Progress in all sizes
Plastered across TIFF’s social media feeds in the lead-up to the festival has been the proclamation that this year a third of the films selected for the festival are directed (or codirected) by women. The campaign aims to aid women filmmakers through funding and workshops, promoting their films and drawing attention to inequality. While these initiatives are incredibly important, I can’t help but feel skeptical. With a history of cinema and festivals for and by men, self-congratulatory hashtags over what is still ultimately an inequality doesn’t inspire a lot of confidence.
If anything, it reminds me how easy it is to get lost in the politics of festival films.
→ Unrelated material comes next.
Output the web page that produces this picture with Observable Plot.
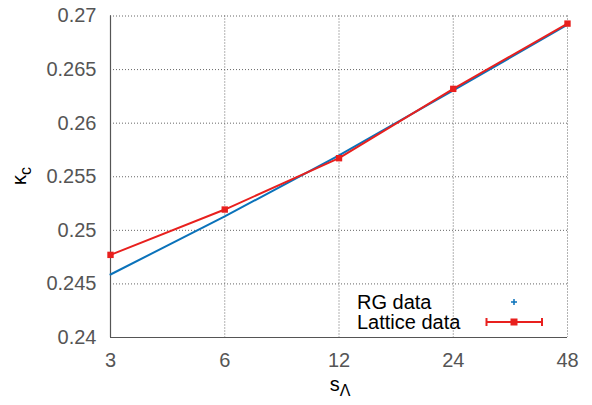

Wanting to see everything is in itself a difficulty; forming a schedule based around the identities of directors can be even harder. The desire to support marginalized filmmakers can feel at odds with seeing movies in which you’re actually interested.
Publicly announcing intentions to screen so many films by women could end up serving those eager to criticize a bad film by suggesting it was only selected because it was made by a woman. Of course, we can be comforted by the guarantee that bad films know no gender – and many men have already made films of low quality.
Perhaps it’s easy to resent a program like this because it makes the state of diversity in film – which is simply depressing – plainly obvious. It can be scary to think about equality in film and how it impacts enjoyment, but there’s no need to see it as something burdensome. As distasteful as it might seem at first glance, these types of interventions in festival programming are necessary. And while a third of the films is a meagre amount, it still represents progress.
At least TIFF is doing something to help even out the playing field. One can only hope that next year there will be an even greater percentage of films created by women. But as much as I want to be happy that a third of scheduled films are made by women, it is important to acknowledge that much more progress must be made. We need to overcome the systematic problems in cinema that lead to women being underrepresented. And we need to overcome where we are now, with unequal representation in film festivals still considered progress.
While certainly an important step, these initiatives are only a first step, upon which we must improve.